- Raw records -

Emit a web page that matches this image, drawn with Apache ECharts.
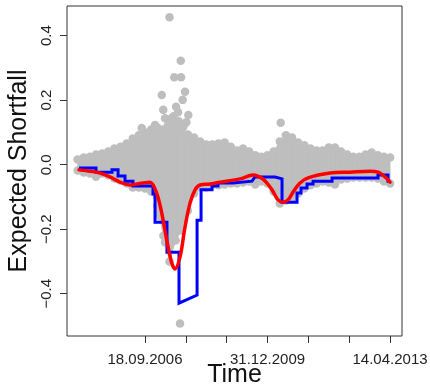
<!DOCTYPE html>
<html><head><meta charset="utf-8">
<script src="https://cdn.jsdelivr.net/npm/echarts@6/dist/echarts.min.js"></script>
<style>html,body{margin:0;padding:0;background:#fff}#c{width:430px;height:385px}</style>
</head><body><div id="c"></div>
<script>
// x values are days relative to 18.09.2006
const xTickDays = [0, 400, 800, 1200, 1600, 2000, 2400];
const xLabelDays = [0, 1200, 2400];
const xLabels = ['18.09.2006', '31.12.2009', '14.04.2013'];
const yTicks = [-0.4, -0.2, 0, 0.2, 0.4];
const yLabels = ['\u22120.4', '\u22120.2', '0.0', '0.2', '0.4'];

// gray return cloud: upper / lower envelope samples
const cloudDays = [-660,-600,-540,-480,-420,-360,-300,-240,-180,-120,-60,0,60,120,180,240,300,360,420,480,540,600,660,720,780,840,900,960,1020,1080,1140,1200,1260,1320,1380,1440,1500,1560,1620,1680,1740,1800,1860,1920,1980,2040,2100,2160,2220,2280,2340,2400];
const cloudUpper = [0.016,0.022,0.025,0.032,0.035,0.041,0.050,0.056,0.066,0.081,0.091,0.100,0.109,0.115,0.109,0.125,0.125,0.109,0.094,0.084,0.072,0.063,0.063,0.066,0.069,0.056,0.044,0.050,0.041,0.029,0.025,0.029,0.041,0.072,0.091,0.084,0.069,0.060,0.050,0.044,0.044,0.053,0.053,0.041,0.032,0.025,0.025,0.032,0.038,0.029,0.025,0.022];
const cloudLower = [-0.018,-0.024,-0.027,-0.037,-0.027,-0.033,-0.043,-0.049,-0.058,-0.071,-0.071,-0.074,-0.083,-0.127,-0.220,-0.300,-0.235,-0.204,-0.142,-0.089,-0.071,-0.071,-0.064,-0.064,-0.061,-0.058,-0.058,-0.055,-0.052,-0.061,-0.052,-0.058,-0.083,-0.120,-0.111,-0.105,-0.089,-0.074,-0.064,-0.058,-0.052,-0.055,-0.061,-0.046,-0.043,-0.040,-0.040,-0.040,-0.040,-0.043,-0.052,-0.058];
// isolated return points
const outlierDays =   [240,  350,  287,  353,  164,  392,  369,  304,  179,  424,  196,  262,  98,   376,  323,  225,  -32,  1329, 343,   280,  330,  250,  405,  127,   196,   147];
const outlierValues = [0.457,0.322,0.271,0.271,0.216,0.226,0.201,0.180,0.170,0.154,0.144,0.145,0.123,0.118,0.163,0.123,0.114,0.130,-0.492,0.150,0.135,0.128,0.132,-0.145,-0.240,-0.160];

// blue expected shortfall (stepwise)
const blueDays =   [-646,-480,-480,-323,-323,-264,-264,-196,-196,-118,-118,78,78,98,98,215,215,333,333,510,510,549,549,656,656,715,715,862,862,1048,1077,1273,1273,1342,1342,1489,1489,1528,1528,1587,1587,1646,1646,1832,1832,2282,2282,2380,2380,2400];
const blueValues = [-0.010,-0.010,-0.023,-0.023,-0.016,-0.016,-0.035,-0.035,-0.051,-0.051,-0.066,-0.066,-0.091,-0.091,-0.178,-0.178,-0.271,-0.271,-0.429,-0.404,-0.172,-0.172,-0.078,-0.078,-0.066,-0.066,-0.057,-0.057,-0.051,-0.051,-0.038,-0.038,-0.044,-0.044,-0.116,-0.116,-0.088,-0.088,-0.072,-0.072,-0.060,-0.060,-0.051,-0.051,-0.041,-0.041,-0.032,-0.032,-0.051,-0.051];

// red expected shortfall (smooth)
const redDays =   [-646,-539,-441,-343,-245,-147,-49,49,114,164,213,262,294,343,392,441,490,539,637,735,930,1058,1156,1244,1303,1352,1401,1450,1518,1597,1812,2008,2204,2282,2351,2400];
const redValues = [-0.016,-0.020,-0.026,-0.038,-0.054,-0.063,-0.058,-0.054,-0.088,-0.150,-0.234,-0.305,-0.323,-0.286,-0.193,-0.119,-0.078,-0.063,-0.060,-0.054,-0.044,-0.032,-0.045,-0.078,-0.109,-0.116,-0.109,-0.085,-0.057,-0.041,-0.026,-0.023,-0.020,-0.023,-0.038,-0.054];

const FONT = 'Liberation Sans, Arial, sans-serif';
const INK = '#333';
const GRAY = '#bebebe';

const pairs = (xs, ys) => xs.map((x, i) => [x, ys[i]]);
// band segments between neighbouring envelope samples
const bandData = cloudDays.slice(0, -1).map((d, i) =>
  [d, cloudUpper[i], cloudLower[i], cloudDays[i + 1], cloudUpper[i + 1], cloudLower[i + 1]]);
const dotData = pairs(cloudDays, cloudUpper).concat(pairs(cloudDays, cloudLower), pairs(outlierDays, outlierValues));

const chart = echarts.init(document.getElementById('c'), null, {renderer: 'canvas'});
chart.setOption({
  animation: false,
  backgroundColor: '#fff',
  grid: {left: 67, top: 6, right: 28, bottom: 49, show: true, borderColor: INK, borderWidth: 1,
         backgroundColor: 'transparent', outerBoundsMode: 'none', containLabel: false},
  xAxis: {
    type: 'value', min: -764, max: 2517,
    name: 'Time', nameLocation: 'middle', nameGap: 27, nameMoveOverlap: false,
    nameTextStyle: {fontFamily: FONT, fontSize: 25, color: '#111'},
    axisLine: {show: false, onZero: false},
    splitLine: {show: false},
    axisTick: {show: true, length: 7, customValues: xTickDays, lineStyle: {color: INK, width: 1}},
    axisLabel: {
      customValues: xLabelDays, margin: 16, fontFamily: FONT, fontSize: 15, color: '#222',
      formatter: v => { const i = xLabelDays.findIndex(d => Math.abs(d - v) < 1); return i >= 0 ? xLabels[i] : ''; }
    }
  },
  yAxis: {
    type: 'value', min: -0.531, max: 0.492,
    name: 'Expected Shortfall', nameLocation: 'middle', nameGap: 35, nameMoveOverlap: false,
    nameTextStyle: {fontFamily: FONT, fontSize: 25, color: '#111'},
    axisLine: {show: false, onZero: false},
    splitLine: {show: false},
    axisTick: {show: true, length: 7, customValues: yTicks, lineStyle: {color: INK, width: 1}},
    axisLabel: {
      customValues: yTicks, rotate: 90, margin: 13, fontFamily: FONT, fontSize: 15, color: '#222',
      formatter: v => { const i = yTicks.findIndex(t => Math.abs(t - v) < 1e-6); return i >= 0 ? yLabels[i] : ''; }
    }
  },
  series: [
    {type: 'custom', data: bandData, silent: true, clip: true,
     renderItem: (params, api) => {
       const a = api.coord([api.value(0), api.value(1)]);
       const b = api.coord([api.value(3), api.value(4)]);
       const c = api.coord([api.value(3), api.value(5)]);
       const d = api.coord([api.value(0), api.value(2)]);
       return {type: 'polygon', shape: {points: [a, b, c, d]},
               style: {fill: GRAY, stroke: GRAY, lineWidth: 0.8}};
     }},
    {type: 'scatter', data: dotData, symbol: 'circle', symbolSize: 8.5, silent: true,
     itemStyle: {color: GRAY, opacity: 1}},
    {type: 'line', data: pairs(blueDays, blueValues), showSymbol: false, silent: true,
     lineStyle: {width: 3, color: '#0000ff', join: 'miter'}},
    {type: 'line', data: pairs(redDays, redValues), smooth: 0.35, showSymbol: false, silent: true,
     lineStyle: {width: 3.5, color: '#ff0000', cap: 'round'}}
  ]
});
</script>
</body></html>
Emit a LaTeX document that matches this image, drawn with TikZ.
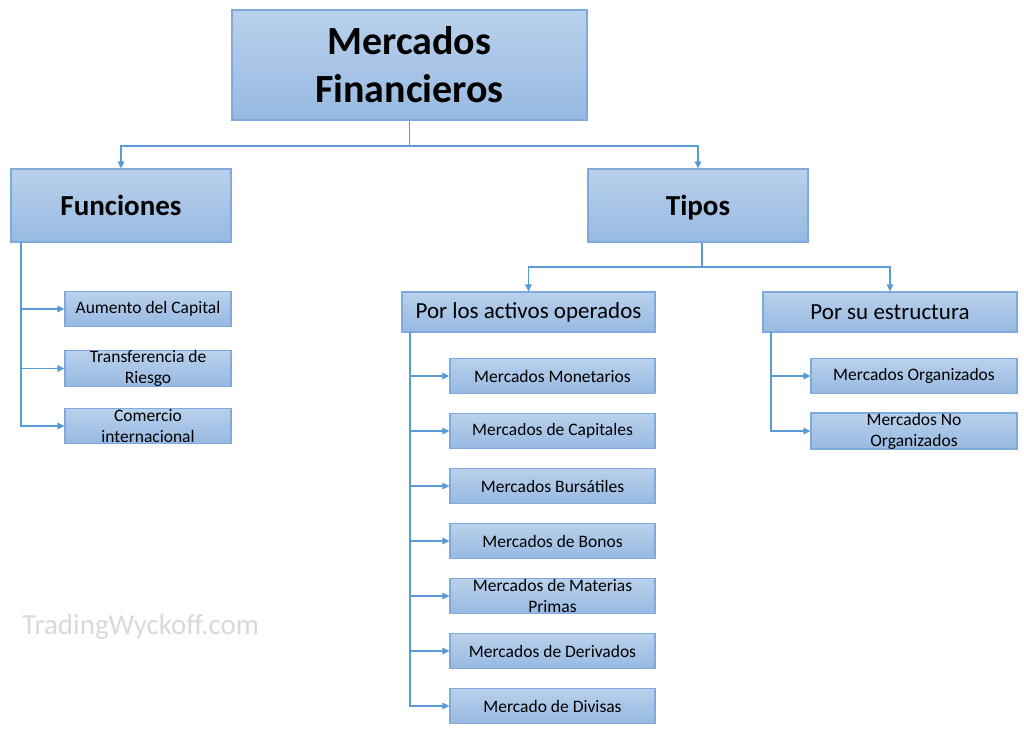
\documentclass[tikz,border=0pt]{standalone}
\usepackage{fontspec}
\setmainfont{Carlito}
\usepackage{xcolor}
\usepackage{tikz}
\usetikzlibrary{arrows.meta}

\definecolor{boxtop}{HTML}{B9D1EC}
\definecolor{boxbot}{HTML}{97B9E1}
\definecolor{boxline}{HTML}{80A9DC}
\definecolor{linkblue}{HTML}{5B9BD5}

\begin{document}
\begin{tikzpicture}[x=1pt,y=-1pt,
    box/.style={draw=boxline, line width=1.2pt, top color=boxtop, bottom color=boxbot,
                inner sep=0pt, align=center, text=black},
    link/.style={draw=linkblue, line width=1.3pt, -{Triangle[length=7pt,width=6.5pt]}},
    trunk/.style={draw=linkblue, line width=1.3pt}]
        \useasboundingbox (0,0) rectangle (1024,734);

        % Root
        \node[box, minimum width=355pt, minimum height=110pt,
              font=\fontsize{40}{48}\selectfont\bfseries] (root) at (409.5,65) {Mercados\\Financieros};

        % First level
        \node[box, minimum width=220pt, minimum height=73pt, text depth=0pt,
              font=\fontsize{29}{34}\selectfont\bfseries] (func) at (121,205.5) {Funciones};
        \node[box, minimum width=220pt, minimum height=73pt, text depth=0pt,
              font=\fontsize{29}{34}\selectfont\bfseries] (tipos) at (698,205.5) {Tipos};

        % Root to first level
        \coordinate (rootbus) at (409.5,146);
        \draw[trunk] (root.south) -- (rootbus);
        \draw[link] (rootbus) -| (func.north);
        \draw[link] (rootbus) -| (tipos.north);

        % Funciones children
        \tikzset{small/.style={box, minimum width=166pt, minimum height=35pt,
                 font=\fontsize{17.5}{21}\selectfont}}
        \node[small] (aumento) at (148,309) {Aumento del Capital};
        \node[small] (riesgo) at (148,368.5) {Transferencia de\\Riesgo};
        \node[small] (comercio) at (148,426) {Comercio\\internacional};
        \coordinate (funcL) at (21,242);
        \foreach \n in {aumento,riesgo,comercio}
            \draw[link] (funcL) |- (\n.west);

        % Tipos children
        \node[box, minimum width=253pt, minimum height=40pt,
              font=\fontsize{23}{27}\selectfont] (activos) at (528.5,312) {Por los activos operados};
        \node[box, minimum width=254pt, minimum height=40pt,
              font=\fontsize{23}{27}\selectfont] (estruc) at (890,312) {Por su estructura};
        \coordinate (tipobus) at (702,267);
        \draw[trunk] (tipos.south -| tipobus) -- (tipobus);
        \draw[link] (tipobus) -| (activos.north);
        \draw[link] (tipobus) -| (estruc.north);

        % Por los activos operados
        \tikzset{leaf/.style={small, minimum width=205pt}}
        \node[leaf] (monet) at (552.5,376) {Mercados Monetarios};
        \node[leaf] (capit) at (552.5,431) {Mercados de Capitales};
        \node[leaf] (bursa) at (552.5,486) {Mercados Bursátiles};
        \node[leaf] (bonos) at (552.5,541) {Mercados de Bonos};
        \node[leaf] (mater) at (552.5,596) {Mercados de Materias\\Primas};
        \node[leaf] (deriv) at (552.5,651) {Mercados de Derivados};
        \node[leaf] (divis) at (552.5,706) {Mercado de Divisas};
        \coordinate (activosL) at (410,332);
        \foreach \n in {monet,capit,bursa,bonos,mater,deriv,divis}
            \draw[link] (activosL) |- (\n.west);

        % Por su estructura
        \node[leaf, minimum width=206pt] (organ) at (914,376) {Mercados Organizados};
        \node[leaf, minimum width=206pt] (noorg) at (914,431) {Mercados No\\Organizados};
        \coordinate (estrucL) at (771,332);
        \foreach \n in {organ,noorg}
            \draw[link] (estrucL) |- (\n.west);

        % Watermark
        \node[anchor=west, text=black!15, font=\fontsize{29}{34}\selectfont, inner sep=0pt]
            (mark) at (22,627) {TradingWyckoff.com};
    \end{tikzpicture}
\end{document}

- Request -
Reproduce, word for word, every line from the start of the records down to and including the line with "const yLabels = ['\u22120.4', '\u22120.2', '0.0', '0.2', '0.4'];"; skip the pictures.

- Exercise response -
Emit a web page that matches this image, drawn with Apache ECharts.
<!DOCTYPE html>
<html><head><meta charset="utf-8">
<script src="https://cdn.jsdelivr.net/npm/echarts@6/dist/echarts.min.js"></script>
<style>html,body{margin:0;padding:0;background:#fff}#c{width:430px;height:385px}</style>
</head><body><div id="c"></div>
<script>
// x values are days relative to 18.09.2006
const xTickDays = [0, 400, 800, 1200, 1600, 2000, 2400];
const xLabelDays = [0, 1200, 2400];
const xLabels = ['18.09.2006', '31.12.2009', '14.04.2013'];
const yTicks = [-0.4, -0.2, 0, 0.2, 0.4];
const yLabels = ['\u22120.4', '\u22120.2', '0.0', '0.2', '0.4'];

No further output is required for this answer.